Noting that neither the Maryland Uniform Commercial Code nor CLEC defines the terms "public auctions" or "private sales," the Appellate Court turned to CLEC's legislative history, among other things, to distinguish between private and public sales of repossessed goods. The Court also observed that, although all sales of re-possessed goods must be commercially reasonable, the term "commercially reasonable" remains similarly undefined. 


Accordingly, the Court of Appeals turned to case law interpreting Maryland's Uniform Commercial Code, and, applying a "multi-factor analysis" to CLEC issues, concluded that commercial reasonableness consists, not in the proceeds ultimately "received from the sale, but rather from the procedures employed for the sale."  See National Housing Partnership v. Municipal Capital Appreciation Partners I, L.P., 935 A.2d 300, 315 (D.C. 2007); Harris v. Bower, 266 Md. 579, 590-91, 295 A.2d 870, 875-76 (1972)(ruling that sale of repossessed boat was not commercially reasonable where creditor failed to advertise sale in "customary yachting publications," boat depreciated between time of repossession and resale, and the limited  number of bids were of "dubious nature"); Kline v. Central Motors Dodge, Inc., 328 Md. 448, 614 A.2d 1313 (1992)(requiring a "bona fide public or private sale" to be conducted in a commercially reasonable manner).  

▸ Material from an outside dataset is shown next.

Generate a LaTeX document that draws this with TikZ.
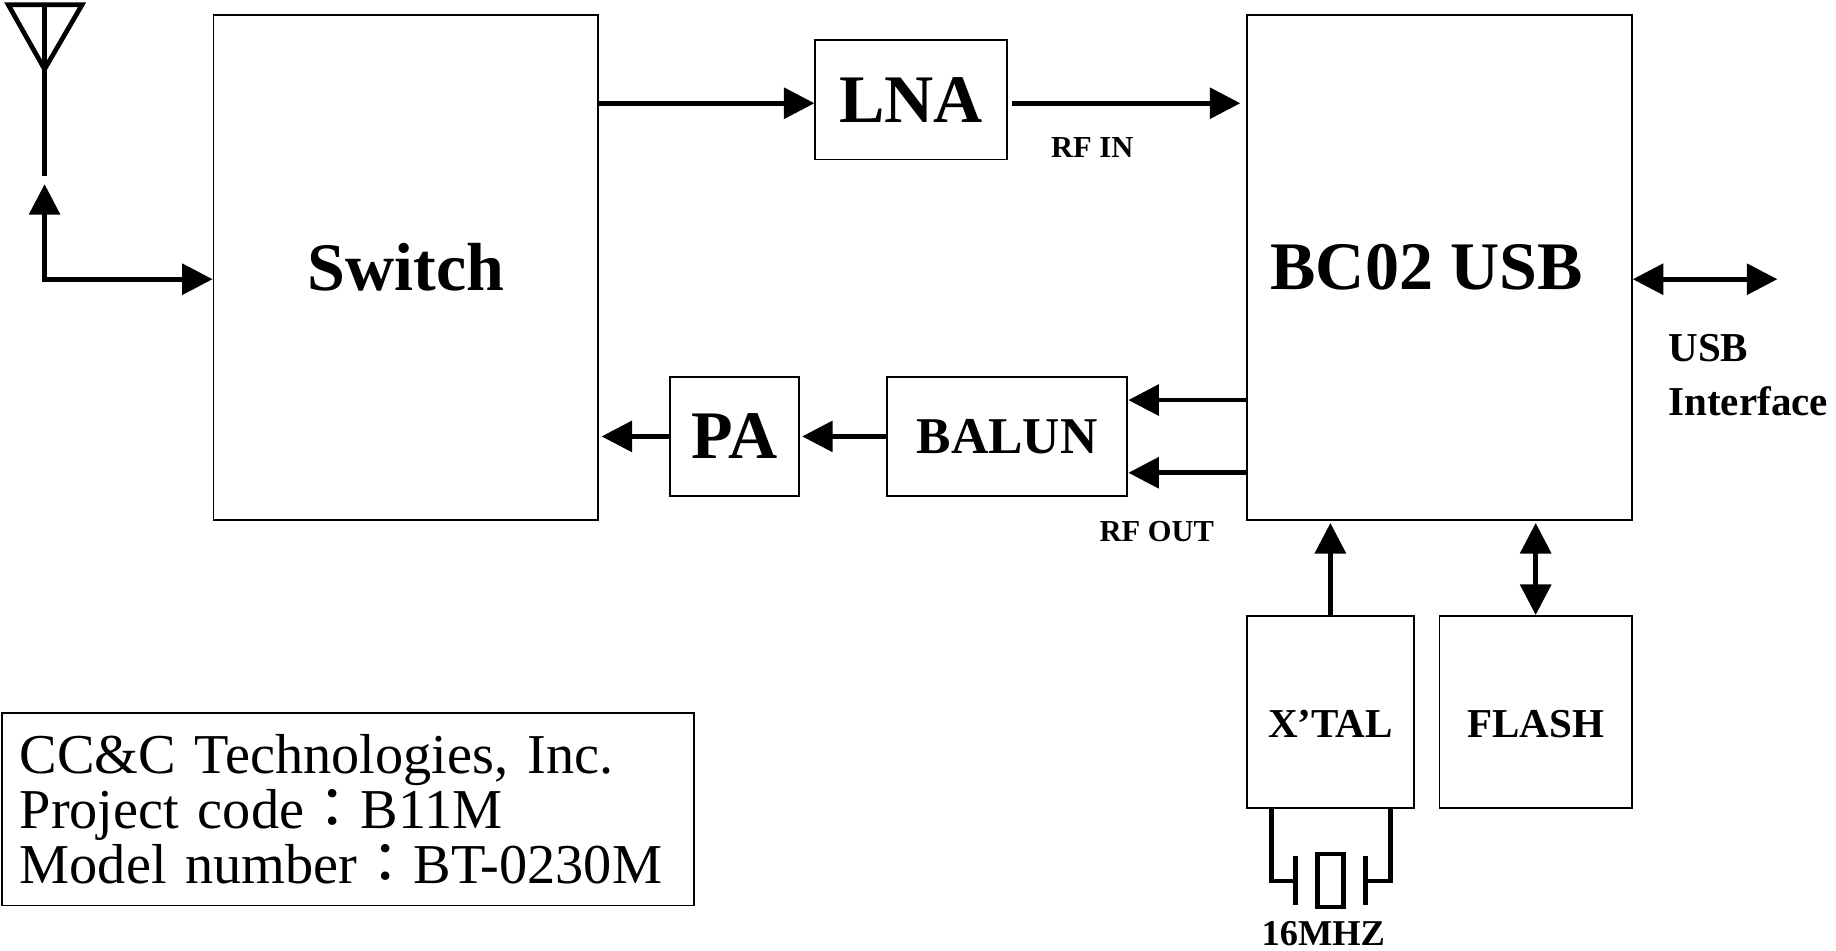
\documentclass[tikz,border=0pt]{standalone}
\usepackage{fontspec}
\setmainfont{Liberation Serif}
\newfontfamily\cjk{Noto Sans CJK TC}
\usetikzlibrary{arrows.meta,positioning,calc}
\newcommand{\fs}[2]{\fontsize{#1}{#2}\selectfont}
\tikzset{
  blk/.style={draw, line width=1.6pt, inner sep=0pt},
  arr/.style={line width=4pt, -{Triangle[length=26pt,width=26pt]}},
  dblarr/.style={line width=4pt, {Triangle[length=26pt,width=26pt]}-{Triangle[length=26pt,width=26pt]}},
  wire/.style={line width=4pt},
}

\begin{document}
\begin{tikzpicture}[x=1pt,y=-1pt]
\useasboundingbox (0,0) rectangle (1565,810);
% blocks
\node[blk,minimum width=328pt,minimum height=430pt,font=\fs{58}{60}\bfseries] (sw) at (346,228) {Switch};
\node[blk,minimum width=328pt,minimum height=430pt] (bc) at (1227,228) {};
\node[font=\fs{58}{60}\bfseries] (bctxt) at (1216,228) {BC02 USB};
\node[blk,minimum width=163pt,minimum height=102pt,font=\fs{58}{60}\bfseries] (lna) at (776.5,85) {LNA};
\node[blk,minimum width=110pt,minimum height=102pt,font=\fs{58}{60}\bfseries] (pa) at (626,372) {PA};
\node[blk,minimum width=205pt,minimum height=102pt,font=\fs{44}{46}\bfseries] (balun) at (858.5,372) {BALUN};
\node[blk,minimum width=142pt,minimum height=164pt,text height=43pt,font=\fs{35}{37}\bfseries] (xtal) at (1134,607) {X’TAL};
\node[blk,minimum width=164pt,minimum height=164pt,text height=43pt,font=\fs{35}{37}\bfseries] (flash) at (1309,607) {FLASH};
\node[blk,anchor=north west,minimum width=590pt,minimum height=164pt,text width=560pt,inner xsep=15pt,align=left,font=\fs{48}{47}] (info) at (1,607)
  {CC\&C Technologies, Inc.\\Project code{\cjk ：}B11M\\Model number{\cjk ：}BT-0230M};
% labels
\node[font=\fs{26}{28}\bfseries] (rfin) at (931,126) {RF IN};
\node[font=\fs{26}{28}\bfseries] (rfout) at (986,453) {RF OUT};
\node[font=\fs{31}{33}\bfseries] (freq) at (1128,796) {16MHZ};
\node[font=\fs{35}{46}\bfseries,align=left,anchor=north west,inner sep=0pt] (usblbl) at (1422,285) {USB\\Interface};
% antenna
\draw[wire] (7,4) -- (70,4) -- (38,59) -- cycle;
\draw[wire] (38,4) -- (38,150);
\coordinate (ant) at (38,157);
\draw[dblarr] (ant) |- ($(sw.west)+(0,10)$);
% signal paths
\draw[arr] ($(sw.east |- lna.west)+(0,3)$) -- ($(lna.west)+(0,3)$);
\draw[arr] ($(lna.east)+(4,3)$) -- ($(lna.east -| bc.west)+(-5,3)$);
\draw[arr] ($(balun.east -| bc.west)+(0,-31)$) -- ($(balun.east)+(0,-31)$);
\draw[arr] ($(balun.east -| bc.west)+(0,31)$) -- ($(balun.east)+(0,31)$);
\draw[arr,shorten >=2pt] (balun.west) -- (pa.east);
\draw[arr,shorten >=2pt] (pa.west) -- (pa.west -| sw.east);
\coordinate (usbend) at (1515,238);
\draw[dblarr] (bc.east |- usbend) -- (usbend);
\draw[arr,shorten >=2pt] (xtal.north) -- (xtal.north |- bc.south);
\draw[dblarr,shorten >=2pt] (flash.north) -- (flash.north |- bc.south);
% crystal
\draw[wire] (1084,689) |- (1104,751);
\draw[wire] (1185,689) |- (1164,751);
\draw[wire] (1104,730) -- (1104,771);
\draw[wire] (1164,730) -- (1164,771);
\draw[wire] (1123,728) rectangle (1145,773);
\end{tikzpicture}
\end{document}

According to the Court, factors in determining the commercial reasonableness of a sale of repossessed goods include:  how soon after repossession the sale occurred; location of sale; adequacy of advertising; opportunity for prospective bidders to inspect the property prior to the sale; maintenance performed by the creditor to increase selling price of goods; and whether the sale occurred as advertised. 


Moving from the issue of commercial reasonableness, the Appellate Court next noted that the hallmark of a "public auction" is that it is "a method of selling [property] in a public forum through open and competitive bidding."   The Court thus reasoned that the signature characteristics of a public auction are openness and competitive bidding, which, in turn, require full transparency to allow bidders and other interested parties to verify that procedures are followed and that the sale does not allow collusive or unfair practices.  See WSG Holdings, LLC v. Bowie, 429 Md. 598, 57 A.3d 463 (2012)(acknowledging in part that openness requires transparency by allowing observation of proceedings).


Reasoning that Section 12-1021(j)'s post-sale disclosure requirements for "private sales" are triggered in sales lacking openness and transparency, the Appellate Court concluded that in this case the admission fee "obscured transparency" because bidders and other interested parties had to pay the fee simply to observe the sale process.    Accordingly, because the admission fees "shielded the process used to sell . . . the cars from observation," the Court held that the sales were "in actuality, 'private sales' subject to" Section 12-1021(j)'s detailed post-sale disclosures rather than the "public auctions" Finance Company purported them to be.